[Written instruction]
Stop at the line containing "0.300, 0.292, 0.286, 0.280, 0.275, 0.271]": repeat exactly every line of the entries below from the first up to it, plus that line, with pictures omitted.

(Rows from a dataset of charts and code)
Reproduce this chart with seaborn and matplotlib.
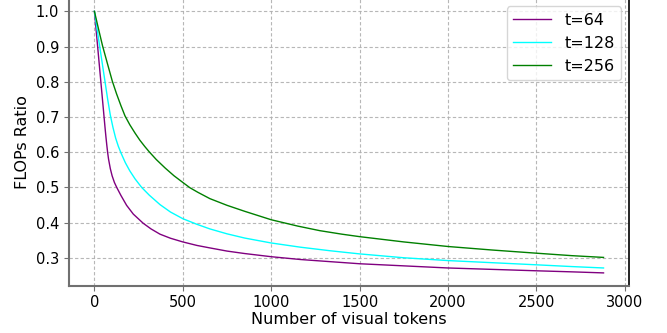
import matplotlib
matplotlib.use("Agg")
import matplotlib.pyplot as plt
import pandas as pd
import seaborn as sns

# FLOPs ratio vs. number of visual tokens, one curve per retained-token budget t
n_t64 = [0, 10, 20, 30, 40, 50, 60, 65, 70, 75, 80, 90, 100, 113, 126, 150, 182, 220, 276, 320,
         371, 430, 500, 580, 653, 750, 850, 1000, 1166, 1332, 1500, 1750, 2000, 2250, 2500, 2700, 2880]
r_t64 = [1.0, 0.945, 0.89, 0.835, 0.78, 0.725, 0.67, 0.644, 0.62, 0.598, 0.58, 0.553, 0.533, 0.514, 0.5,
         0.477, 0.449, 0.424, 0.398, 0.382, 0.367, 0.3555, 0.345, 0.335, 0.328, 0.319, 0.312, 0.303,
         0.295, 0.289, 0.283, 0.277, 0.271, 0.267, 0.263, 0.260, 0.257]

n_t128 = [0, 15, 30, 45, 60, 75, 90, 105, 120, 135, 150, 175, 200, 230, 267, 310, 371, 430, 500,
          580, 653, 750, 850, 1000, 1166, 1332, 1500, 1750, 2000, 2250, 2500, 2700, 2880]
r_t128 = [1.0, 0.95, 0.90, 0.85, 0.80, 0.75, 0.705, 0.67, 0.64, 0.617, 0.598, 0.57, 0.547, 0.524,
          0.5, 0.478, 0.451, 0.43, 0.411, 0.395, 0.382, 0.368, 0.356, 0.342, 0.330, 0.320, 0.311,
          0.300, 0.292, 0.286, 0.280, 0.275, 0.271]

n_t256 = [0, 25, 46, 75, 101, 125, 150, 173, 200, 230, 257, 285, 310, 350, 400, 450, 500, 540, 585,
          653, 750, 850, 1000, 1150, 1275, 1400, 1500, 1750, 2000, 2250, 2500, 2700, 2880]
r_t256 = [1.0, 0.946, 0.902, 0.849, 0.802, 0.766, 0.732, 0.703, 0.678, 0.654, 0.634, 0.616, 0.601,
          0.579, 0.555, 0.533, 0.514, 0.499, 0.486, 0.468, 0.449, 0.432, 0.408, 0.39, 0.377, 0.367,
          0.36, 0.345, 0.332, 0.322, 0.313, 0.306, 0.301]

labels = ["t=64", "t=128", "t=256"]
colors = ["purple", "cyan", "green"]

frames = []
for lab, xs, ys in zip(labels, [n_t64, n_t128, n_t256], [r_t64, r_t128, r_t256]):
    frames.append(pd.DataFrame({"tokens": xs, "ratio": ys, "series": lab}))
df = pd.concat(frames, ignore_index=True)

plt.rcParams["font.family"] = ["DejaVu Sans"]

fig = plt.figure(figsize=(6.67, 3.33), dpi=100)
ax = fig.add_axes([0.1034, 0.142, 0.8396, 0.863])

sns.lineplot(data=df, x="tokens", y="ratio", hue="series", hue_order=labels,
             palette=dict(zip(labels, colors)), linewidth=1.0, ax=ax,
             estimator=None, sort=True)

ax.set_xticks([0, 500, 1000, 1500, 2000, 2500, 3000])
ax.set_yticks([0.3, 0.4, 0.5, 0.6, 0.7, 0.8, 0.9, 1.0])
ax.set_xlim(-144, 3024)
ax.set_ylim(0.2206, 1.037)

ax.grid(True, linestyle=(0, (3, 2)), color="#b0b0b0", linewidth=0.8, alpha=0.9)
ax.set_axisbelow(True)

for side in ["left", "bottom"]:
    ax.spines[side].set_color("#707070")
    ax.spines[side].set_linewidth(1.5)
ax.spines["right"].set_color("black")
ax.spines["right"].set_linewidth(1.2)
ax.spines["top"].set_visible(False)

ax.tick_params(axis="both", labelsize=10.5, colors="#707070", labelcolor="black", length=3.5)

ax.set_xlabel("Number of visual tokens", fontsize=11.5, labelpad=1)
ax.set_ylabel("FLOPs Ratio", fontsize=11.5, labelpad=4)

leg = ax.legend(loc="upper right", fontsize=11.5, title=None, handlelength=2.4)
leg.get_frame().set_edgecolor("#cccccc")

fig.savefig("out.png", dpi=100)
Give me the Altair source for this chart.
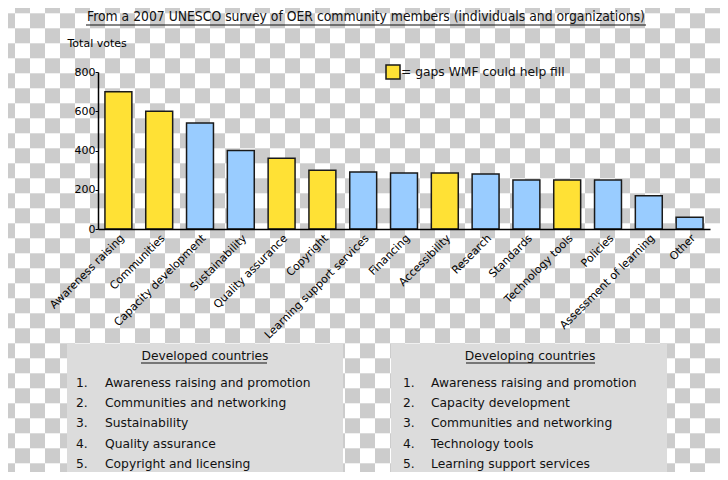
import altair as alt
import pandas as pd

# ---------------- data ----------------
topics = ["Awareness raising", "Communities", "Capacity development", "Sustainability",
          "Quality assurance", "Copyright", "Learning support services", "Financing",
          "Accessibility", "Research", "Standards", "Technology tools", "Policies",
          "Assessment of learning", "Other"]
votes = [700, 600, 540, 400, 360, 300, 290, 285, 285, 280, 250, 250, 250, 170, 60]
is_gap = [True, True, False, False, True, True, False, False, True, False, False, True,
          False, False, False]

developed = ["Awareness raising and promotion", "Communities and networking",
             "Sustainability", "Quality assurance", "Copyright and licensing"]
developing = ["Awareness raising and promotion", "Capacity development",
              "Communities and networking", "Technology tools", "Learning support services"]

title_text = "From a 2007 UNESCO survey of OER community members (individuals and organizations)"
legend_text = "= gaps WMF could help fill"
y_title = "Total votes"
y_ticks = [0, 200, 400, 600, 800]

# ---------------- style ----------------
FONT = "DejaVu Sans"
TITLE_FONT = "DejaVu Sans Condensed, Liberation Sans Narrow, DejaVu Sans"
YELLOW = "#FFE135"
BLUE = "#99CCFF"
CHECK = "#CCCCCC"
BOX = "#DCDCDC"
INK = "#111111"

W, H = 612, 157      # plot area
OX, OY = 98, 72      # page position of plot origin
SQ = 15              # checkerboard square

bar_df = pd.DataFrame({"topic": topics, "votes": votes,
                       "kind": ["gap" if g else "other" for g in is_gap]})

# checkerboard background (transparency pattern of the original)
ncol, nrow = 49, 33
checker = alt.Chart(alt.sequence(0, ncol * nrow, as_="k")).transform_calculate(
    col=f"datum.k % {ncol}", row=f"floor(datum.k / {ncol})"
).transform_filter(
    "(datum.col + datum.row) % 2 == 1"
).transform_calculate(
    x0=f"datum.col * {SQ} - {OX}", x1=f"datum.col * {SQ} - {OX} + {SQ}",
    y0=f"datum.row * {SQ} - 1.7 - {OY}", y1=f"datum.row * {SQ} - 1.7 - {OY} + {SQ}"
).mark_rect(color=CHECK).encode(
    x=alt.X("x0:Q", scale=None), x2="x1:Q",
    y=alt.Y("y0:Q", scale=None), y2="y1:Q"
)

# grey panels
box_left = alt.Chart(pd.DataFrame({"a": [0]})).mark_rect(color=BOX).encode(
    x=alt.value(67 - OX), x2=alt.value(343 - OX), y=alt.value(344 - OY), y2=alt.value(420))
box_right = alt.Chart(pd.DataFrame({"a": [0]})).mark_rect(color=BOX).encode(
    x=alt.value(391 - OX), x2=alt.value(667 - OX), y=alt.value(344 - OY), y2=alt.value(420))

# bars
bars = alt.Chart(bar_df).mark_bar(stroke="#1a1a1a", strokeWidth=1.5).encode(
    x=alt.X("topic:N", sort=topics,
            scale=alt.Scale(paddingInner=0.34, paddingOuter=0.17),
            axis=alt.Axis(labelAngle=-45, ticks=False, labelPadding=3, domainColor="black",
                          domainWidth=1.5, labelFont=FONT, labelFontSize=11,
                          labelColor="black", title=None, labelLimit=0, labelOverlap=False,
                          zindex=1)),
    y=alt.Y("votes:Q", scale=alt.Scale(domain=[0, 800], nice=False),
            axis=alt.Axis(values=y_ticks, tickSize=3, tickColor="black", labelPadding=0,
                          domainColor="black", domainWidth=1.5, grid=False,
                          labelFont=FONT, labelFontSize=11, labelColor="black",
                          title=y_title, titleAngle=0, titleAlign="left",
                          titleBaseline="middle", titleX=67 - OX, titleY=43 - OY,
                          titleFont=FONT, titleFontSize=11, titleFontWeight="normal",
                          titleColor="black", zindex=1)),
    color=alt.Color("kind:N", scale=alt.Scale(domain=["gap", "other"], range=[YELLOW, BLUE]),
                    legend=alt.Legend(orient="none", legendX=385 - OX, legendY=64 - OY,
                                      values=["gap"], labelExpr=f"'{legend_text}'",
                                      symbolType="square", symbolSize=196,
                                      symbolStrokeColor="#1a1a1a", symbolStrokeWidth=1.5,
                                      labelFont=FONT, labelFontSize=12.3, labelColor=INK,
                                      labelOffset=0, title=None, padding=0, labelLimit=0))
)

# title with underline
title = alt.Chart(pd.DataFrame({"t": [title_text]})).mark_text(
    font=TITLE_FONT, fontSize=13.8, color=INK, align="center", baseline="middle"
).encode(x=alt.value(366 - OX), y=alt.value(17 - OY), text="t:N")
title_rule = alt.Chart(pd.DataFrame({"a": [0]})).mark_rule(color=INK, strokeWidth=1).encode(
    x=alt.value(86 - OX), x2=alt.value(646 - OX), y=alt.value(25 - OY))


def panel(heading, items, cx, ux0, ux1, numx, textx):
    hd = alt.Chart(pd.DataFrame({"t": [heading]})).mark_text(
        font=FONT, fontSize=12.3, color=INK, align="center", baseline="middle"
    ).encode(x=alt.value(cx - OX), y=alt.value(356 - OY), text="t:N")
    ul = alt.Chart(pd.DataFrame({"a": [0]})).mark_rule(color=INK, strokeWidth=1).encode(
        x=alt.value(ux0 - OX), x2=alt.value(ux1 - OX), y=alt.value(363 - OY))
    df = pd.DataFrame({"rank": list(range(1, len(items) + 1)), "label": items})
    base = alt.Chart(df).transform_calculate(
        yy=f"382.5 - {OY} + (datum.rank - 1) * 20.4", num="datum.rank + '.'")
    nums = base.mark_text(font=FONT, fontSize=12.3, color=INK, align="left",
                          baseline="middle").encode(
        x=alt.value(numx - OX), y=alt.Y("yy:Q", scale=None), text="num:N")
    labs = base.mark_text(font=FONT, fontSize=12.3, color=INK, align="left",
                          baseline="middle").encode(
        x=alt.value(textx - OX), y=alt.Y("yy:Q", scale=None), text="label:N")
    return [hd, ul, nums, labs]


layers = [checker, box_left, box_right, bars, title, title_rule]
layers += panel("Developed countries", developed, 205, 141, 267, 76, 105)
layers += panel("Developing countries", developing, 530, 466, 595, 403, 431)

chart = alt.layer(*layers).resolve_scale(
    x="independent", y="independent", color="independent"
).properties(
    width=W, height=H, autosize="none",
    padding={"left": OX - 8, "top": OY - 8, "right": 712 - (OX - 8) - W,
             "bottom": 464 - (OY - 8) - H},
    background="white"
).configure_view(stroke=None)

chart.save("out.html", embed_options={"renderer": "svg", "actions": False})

[Full solution]
Reproduce this chart with seaborn and matplotlib.
import matplotlib
matplotlib.use("Agg")
import matplotlib.pyplot as plt
import pandas as pd
import seaborn as sns

# FLOPs ratio vs. number of visual tokens, one curve per retained-token budget t
n_t64 = [0, 10, 20, 30, 40, 50, 60, 65, 70, 75, 80, 90, 100, 113, 126, 150, 182, 220, 276, 320,
         371, 430, 500, 580, 653, 750, 850, 1000, 1166, 1332, 1500, 1750, 2000, 2250, 2500, 2700, 2880]
r_t64 = [1.0, 0.945, 0.89, 0.835, 0.78, 0.725, 0.67, 0.644, 0.62, 0.598, 0.58, 0.553, 0.533, 0.514, 0.5,
         0.477, 0.449, 0.424, 0.398, 0.382, 0.367, 0.3555, 0.345, 0.335, 0.328, 0.319, 0.312, 0.303,
         0.295, 0.289, 0.283, 0.277, 0.271, 0.267, 0.263, 0.260, 0.257]

n_t128 = [0, 15, 30, 45, 60, 75, 90, 105, 120, 135, 150, 175, 200, 230, 267, 310, 371, 430, 500,
          580, 653, 750, 850, 1000, 1166, 1332, 1500, 1750, 2000, 2250, 2500, 2700, 2880]
r_t128 = [1.0, 0.95, 0.90, 0.85, 0.80, 0.75, 0.705, 0.67, 0.64, 0.617, 0.598, 0.57, 0.547, 0.524,
          0.5, 0.478, 0.451, 0.43, 0.411, 0.395, 0.382, 0.368, 0.356, 0.342, 0.330, 0.320, 0.311,
          0.300, 0.292, 0.286, 0.280, 0.275, 0.271]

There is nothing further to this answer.